Exercise task: Skip the pictures, please, and write out exactly the lines from the opening of the data through the line containing "const diffTicks = [-2, -1, 0, 1, 2, 3];".

★ ★ ★ ★

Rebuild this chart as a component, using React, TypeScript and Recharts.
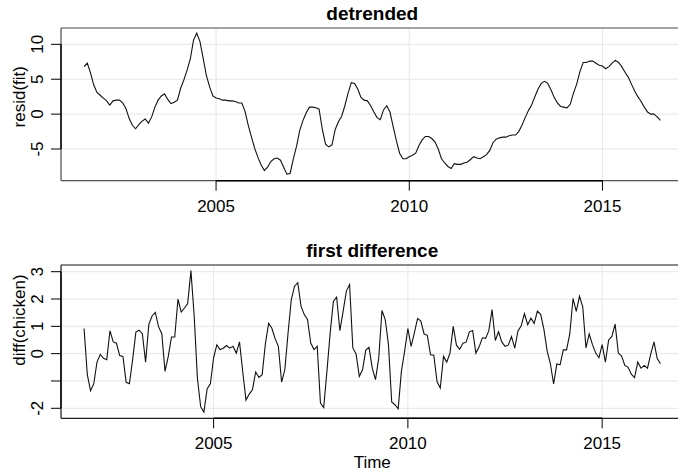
import React from "react";
import {
  LineChart,
  Line,
  XAxis,
  YAxis,
  CartesianGrid,
  ReferenceLine,
} from "recharts";

const FONT = "'Liberation Sans', Arial, Helvetica, sans-serif";

// monthly series, Aug 2001 .. Jul 2016
const startYear = 2001;
const startMonth = 8;

const xTicks = [2005, 2010, 2015];
const residTicks = [-5, 0, 5, 10];
const diffTicks = [-2, -1, 0, 1, 2, 3];

// resid(fit): chicken price minus linear trend
const resid = [
  6.8, 7.3, 5.9, 4.2, 3.1, 2.7, 2.3, 1.9, 1.3, 1.9, 2.0, 2.0, 1.6, 0.8, -0.6, -1.6,
  -2.1, -1.5, -1.0, -0.7, -1.3, -0.4, 1.0, 2.0, 2.6, 2.9, 2.1, 1.5, 1.7, 2.0, 3.7, 4.9,
  6.3, 7.9, 10.6, 11.6, 10.4, 8.0, 5.5, 3.9, 2.6, 2.3, 2.2, 2.0, 2.0, 1.9, 1.9, 1.8,
  1.6, 1.6, 0.4, -1.6, -3.3, -4.9, -6.2, -7.3, -8.1, -7.6, -6.8, -6.4, -6.3, -6.6, -7.6, -8.6,
  -8.5, -6.4, -4.6, -2.3, -0.9, 0.2, 1.0, 1.0, 0.9, 0.7, -2.2, -4.3, -4.7, -4.4, -2.2, -1.1,
  -0.3, 1.2, 3.0, 4.5, 4.4, 3.6, 2.4, 2.0, 1.9, 1.2, 0.3, -0.5, -0.8, 0.6, 1.2, 0.3,
  -1.8, -3.8, -5.6, -6.4, -6.4, -6.1, -5.9, -5.6, -4.5, -3.7, -3.2, -3.2, -3.5, -4.0, -5.0, -6.4,
  -7.0, -7.5, -7.8, -7.1, -7.2, -7.2, -7.0, -6.9, -6.5, -6.1, -6.3, -6.4, -6.1, -5.8, -5.2, -4.1,
  -3.6, -3.4, -3.3, -3.3, -3.1, -3.0, -3.0, -2.5, -1.6, -0.5, 0.5, 1.3, 2.5, 3.6, 4.4, 4.7,
  4.4, 3.5, 2.4, 1.6, 1.1, 1.0, 0.9, 1.4, 3.0, 4.3, 6.1, 7.4, 7.4, 7.6, 7.6, 7.3,
  7.0, 6.9, 6.5, 6.8, 7.3, 7.7, 7.4, 6.8, 6.0, 5.3, 4.3, 3.3, 2.5, 1.8, 1.0, 0.3,
  0.0, 0.0, -0.4, -0.9,
];

// diff(chicken): month to month change, Sep 2001 .. Jul 2016
const diffChicken = [
  0.92, -0.77, -1.36, -1.1, -0.3, -0.03, -0.17, -0.22, 0.84, 0.43, 0.38, -0.07, -0.1, -1.05, -1.1, -0.22,
  0.79, 0.86, 0.73, -0.31, 1.07, 1.38, 1.51, 0.99, 0.73, -0.65, -0.1, 0.61, 0.61, 2.0, 1.52, 1.67,
  1.83, 3.04, 1.39, -0.9, -1.94, -2.14, -1.29, -1.1, -0.15, 0.32, 0.15, 0.2, 0.3, 0.2, 0.27, 0.02,
  0.43, -0.66, -1.7, -1.48, -1.32, -0.67, -0.87, -0.77, 0.37, 1.11, 0.93, 0.55, 0.27, -1.04, -0.59, 0.76,
  1.98, 2.47, 2.6, 1.74, 1.43, 1.25, 0.39, 0.15, 0.27, -1.81, -1.97, -0.65, 0.76, 1.92, 2.07, 0.84,
  1.55, 2.29, 2.53, 0.21, -0.01, -0.83, -0.59, 0.13, 0.23, -0.53, -0.95, -0.16, 1.58, 1.25, 0.33, -1.77,
  -1.87, -2.02, -0.65, 0.09, 0.92, 0.27, 0.76, 1.29, 1.19, 0.72, 0.67, -0.04, -0.06, -1.02, -1.26, -0.1,
  -0.31, 0.02, 1.0, 0.31, 0.16, 0.38, 0.42, 0.8, 0.85, 0.02, 0.25, 0.58, 0.56, 0.84, 1.61, 0.48,
  0.8, 0.43, 0.27, 0.31, 0.63, 0.2, 0.83, 1.02, 1.47, 1.06, 1.3, 1.11, 1.56, 1.44, 0.9, 0.1,
  -0.36, -1.11, -0.38, -0.41, 0.14, 0.14, 0.72, 2.02, 1.55, 2.1, 1.71, 0.21, 0.72, 0.33, 0.02, -0.15,
  0.33, -0.31, 0.5, 0.63, 1.08, 0.02, -0.09, -0.43, -0.5, -0.75, -0.88, -0.31, -0.53, -0.43, -0.53, -0.02,
  0.43, -0.18, -0.37,
];

const residData = resid.map((v, i) => ({ t: startYear + (startMonth - 1 + i) / 12, v }));
const diffData = diffChicken.map((v, i) => ({ t: startYear + (startMonth + i) / 12, v }));

const PLOT_LEFT = 61;
const PLOT_RIGHT = 683.5;
const CHART_W = 700;
const MARGIN_TOP = 28;
const AXIS_H = 40;

interface PanelProps {
  data: { t: number; v: number }[];
  top: number;
  plotH: number;
  xDomain: [number, number];
  yDomain: [number, number];
  yTicks: number[];
  skipLabel?: number;
  boxStroke: string;
}

function Panel({ data, top, plotH, xDomain, yDomain, yTicks, skipLabel, boxStroke }: PanelProps) {
  const baseline = MARGIN_TOP + plotH + 31;
  const [x0, x1] = xDomain;
  const [y0, y1] = yDomain;

  const xTick = (props: any) => (
    <text x={props.x} y={baseline} textAnchor="middle" fontFamily={FONT} fontSize={17} fill="#000">
      {props.payload.value}
    </text>
  );

  const yTick = (props: any) => {
    if (props.payload.value === skipLabel) return <g />;
    const cx = 37.5;
    return (
      <text
        x={cx}
        y={props.y}
        dy="0.35em"
        transform={`rotate(-90 ${cx} ${props.y})`}
        textAnchor="middle"
        fontFamily={FONT}
        fontSize={17}
        fill="#000"
      >
        {props.payload.value}
      </text>
    );
  };

  // box: top, bottom and left sides (right side falls outside the picture)
  const box = [
    [{ x: x0, y: y1 }, { x: x1, y: y1 }],
    [{ x: x0, y: y0 }, { x: x1, y: y0 }],
    [{ x: x0, y: y0 }, { x: x0, y: y1 }],
  ];

  return (
    <div style={{ position: "absolute", left: 0, top }}>
      <LineChart
        width={CHART_W}
        height={MARGIN_TOP + plotH + AXIS_H}
        data={data}
        margin={{ top: MARGIN_TOP, right: CHART_W - PLOT_RIGHT, bottom: 0, left: 0 }}
      >
        <CartesianGrid stroke="#e6e6e6" strokeWidth={1} />
        <XAxis
          dataKey="t"
          type="number"
          domain={xDomain}
          allowDataOverflow
          ticks={xTicks}
          height={AXIS_H}
          tickSize={10}
          tickLine={{ stroke: "#000" }}
          axisLine={false}
          tick={xTick}
        />
        <YAxis
          type="number"
          domain={yDomain}
          allowDataOverflow
          ticks={yTicks}
          width={PLOT_LEFT}
          tickSize={10}
          tickLine={{ stroke: "#000" }}
          axisLine={false}
          tick={yTick}
        />
        {box.map((seg, k) => (
          <ReferenceLine key={k} segment={seg} stroke={boxStroke} strokeWidth={1.2} ifOverflow="visible" />
        ))}
        <ReferenceLine
          segment={[
            { x: xTicks[0], y: y0 },
            { x: xTicks[xTicks.length - 1], y: y0 },
          ]}
          stroke="#000"
          strokeWidth={1.4}
          ifOverflow="visible"
        />
        <ReferenceLine
          segment={[
            { x: x0, y: yTicks[0] },
            { x: x0, y: yTicks[yTicks.length - 1] },
          ]}
          stroke="#000"
          strokeWidth={1.4}
          ifOverflow="visible"
        />
        <Line
          dataKey="v"
          type="linear"
          stroke="#111"
          strokeWidth={1.1}
          dot={false}
          isAnimationActive={false}
        />
      </LineChart>
    </div>
  );
}

export default function App() {
  const topPlotH = 152.7;
  const botTop = 237;
  const botPlotH = 153.3;
  const midX = (PLOT_LEFT + PLOT_RIGHT) / 2;
  const topLabelY = 96.7;
  const botLabelY = 320;

  return (
    <div
      style={{
        position: "fixed",
        left: 0,
        top: 0,
        width: 678,
        height: 473,
        overflow: "hidden",
        background: "#fff",
      }}
    >
      <Panel
        data={residData}
        top={0}
        plotH={topPlotH}
        xDomain={[2000.987, 2017.097]}
        yDomain={[-9.54, 12.34]}
        yTicks={residTicks}
        boxStroke="#555"
      />
      <Panel
        data={diffData}
        top={botTop}
        plotH={botPlotH}
        xDomain={[2001.073, 2017.093]}
        yDomain={[-2.366, 3.245]}
        yTicks={diffTicks}
        skipLabel={-1}
        boxStroke="#222"
      />
      <svg
        width={678}
        height={473}
        style={{ position: "absolute", left: 0, top: 0, pointerEvents: "none" }}
      >
        <text x={midX} y={19.7} textAnchor="middle" fontFamily={FONT} fontSize={19} fontWeight="bold">
          detrended
        </text>
        <text x={midX} y={256.7} textAnchor="middle" fontFamily={FONT} fontSize={19} fontWeight="bold">
          first difference
        </text>
        <text x={midX} y={468.3} textAnchor="middle" fontFamily={FONT} fontSize={17}>
          Time
        </text>
        <text
          x={19}
          y={topLabelY}
          dy="0.35em"
          transform={`rotate(-90 19 ${topLabelY})`}
          textAnchor="middle"
          fontFamily={FONT}
          fontSize={17}
        >
          resid(fit)
        </text>
        <text
          x={19}
          y={botLabelY}
          dy="0.35em"
          transform={`rotate(-90 19 ${botLabelY})`}
          textAnchor="middle"
          fontFamily={FONT}
          fontSize={17}
        >
          diff(chicken)
        </text>
      </svg>
    </div>
  );
}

★ ★ ★ ★

Reply to the exercise:
Rebuild this chart as a component, using React, TypeScript and Recharts.
import React from "react";
import {
  LineChart,
  Line,
  XAxis,
  YAxis,
  CartesianGrid,
  ReferenceLine,
} from "recharts";

const FONT = "'Liberation Sans', Arial, Helvetica, sans-serif";

// monthly series, Aug 2001 .. Jul 2016
const startYear = 2001;
const startMonth = 8;

const xTicks = [2005, 2010, 2015];
const residTicks = [-5, 0, 5, 10];
const diffTicks = [-2, -1, 0, 1, 2, 3];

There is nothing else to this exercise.